The Tar Heels were missing starter Kristy Bernatchez, who suffered concussion-like symptoms after being hit in the head with a ball on Friday. That moved Ashley Hoffman from midfield to defense.

Shelton, a five-time national coach of the year, said coping with this result will take some time for her and her players.

"Each year is different," said Shelton, whose team had something of a roller-coaster season. The Tar Heels started the season ranked No. 1, lost their first game, and didn't win an ACC title but defeated Stanford and Maryland on the road to reach the final four. On Friday, they handed UConn only its second loss of the season to reach their 17th title game.

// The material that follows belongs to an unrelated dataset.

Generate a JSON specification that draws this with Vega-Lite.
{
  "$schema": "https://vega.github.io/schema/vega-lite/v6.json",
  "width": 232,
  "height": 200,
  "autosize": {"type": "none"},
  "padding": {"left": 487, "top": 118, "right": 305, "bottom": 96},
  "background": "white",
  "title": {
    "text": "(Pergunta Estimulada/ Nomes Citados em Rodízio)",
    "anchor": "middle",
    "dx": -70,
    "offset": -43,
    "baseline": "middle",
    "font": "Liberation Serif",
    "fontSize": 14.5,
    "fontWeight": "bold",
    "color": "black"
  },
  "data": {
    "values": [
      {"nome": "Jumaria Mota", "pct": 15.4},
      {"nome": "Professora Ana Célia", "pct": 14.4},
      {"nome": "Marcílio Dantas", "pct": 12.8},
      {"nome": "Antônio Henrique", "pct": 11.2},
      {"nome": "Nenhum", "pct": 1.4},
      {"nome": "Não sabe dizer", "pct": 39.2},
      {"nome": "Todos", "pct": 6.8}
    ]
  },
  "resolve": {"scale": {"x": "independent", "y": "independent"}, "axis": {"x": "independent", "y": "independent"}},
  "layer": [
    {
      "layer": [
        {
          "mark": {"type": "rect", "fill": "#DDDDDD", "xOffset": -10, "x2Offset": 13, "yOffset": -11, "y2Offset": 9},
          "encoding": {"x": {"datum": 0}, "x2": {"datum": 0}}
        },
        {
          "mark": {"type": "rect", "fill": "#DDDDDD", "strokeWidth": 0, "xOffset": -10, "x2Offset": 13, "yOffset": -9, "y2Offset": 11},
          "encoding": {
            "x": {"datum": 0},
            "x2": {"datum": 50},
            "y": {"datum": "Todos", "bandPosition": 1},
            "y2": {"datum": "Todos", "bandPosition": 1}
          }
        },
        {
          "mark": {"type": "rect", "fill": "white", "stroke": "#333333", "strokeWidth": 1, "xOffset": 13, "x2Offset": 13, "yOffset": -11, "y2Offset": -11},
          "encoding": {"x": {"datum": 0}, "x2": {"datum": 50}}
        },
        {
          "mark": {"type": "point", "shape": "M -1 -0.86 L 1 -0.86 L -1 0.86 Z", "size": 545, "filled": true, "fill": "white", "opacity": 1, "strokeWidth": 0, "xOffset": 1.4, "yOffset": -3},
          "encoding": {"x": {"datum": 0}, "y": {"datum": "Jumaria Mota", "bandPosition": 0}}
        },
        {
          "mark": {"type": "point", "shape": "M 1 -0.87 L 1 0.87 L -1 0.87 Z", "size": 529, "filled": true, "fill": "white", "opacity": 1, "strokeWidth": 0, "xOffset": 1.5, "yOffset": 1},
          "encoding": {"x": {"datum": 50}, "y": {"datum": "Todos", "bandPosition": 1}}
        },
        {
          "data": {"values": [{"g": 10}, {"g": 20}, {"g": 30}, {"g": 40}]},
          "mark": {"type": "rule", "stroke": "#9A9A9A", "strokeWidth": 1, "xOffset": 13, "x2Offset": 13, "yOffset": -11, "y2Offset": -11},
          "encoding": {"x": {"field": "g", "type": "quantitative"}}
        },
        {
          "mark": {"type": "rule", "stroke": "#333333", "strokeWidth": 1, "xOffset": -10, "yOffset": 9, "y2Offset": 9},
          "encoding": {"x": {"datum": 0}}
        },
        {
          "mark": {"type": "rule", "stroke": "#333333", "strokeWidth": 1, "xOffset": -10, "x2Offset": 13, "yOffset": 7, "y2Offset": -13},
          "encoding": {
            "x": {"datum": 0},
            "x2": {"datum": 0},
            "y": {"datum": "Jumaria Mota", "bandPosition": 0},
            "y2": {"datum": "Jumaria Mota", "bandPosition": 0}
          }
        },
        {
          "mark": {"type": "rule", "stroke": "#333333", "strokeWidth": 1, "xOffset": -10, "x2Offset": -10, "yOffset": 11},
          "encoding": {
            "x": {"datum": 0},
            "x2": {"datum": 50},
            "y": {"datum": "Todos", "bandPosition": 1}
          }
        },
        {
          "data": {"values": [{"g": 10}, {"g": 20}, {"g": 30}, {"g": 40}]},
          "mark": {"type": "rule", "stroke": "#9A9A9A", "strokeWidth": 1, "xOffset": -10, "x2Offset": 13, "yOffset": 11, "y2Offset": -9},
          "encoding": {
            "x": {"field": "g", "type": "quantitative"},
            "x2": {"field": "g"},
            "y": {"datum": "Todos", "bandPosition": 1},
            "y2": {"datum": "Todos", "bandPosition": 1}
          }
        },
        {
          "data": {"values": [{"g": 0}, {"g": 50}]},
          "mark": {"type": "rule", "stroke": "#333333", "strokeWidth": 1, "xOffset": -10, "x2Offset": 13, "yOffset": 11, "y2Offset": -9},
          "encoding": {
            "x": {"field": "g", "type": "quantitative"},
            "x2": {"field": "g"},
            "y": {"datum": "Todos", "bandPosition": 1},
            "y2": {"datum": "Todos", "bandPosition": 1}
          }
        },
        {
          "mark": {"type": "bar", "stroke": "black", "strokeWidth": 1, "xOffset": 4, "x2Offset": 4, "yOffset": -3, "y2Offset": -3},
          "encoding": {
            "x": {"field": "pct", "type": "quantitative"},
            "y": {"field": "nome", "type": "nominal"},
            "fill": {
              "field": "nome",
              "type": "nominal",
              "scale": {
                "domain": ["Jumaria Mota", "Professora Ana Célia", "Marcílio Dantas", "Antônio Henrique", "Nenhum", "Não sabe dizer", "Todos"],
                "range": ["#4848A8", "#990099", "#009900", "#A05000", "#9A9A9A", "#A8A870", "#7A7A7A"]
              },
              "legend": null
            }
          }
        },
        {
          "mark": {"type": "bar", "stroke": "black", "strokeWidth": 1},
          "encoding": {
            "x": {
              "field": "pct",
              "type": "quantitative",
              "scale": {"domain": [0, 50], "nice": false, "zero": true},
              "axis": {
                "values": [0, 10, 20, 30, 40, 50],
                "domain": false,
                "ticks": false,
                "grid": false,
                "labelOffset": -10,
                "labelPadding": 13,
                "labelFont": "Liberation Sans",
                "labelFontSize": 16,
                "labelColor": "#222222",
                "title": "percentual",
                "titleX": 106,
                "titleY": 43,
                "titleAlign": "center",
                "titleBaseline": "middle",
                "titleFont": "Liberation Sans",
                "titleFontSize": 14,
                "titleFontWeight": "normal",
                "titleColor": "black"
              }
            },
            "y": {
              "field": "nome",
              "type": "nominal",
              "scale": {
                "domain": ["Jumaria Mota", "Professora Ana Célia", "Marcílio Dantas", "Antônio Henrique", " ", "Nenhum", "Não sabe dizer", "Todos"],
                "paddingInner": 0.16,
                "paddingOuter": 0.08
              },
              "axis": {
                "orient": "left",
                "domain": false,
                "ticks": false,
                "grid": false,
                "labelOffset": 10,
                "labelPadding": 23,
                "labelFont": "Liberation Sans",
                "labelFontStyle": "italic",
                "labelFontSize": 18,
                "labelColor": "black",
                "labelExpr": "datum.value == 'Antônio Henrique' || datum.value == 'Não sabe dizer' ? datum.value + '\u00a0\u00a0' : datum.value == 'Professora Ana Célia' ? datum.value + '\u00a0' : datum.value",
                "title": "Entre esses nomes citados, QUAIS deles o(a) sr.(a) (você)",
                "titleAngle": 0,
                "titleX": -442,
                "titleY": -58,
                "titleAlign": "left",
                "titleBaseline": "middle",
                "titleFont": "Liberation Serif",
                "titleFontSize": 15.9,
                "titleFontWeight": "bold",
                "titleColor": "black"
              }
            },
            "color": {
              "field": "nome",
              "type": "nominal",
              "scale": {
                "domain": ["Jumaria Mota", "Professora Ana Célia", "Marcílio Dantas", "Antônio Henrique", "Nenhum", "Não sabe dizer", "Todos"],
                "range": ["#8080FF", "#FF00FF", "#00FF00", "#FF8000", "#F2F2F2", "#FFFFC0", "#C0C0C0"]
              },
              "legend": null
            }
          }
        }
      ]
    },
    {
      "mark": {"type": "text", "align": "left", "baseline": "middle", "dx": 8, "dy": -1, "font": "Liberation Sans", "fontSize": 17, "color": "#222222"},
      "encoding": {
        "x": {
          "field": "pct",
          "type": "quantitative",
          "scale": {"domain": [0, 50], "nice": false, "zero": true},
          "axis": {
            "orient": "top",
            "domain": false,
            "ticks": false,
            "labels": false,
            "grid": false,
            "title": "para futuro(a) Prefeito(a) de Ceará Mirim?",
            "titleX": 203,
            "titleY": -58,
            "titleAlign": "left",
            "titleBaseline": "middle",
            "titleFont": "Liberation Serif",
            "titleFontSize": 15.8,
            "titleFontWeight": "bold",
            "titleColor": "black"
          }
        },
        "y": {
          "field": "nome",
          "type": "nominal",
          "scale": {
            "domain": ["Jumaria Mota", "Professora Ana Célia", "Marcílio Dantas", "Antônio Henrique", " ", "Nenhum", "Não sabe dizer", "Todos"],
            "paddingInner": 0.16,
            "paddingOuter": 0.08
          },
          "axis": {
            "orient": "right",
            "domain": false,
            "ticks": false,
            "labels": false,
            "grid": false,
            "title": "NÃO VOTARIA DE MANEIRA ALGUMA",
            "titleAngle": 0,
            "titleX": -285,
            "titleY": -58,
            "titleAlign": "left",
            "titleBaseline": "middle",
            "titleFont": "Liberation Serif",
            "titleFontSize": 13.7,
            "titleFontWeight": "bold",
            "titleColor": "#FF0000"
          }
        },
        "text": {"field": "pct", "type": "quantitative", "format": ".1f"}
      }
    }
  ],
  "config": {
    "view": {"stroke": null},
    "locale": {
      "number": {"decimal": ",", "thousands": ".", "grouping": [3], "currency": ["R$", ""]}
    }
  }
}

"It was a fantastic year. I do think we had the ability to do it. We had our chances," Shelton said. "It hurts. I can't say that it doesn't. It hurts bad. I love the University of North Carolina, and I'm absolutely driven to bring distinction to the university. First is a lot different than second. I hate to say it -- and it shouldn't be that big of a difference -- but it sure is."

When two teams vie for an NCAA title, only one goes home a winner. On this day, it was Delaware.

"My husband had a dream last night we lost the game by the score of 3-2," Mary van de Kerkhof said after kissing her husband as he scooped up their sons in front of the dog pile at the final horn.

Except for that one, just about every dream came true for the Blue Hens and their fans this weekend.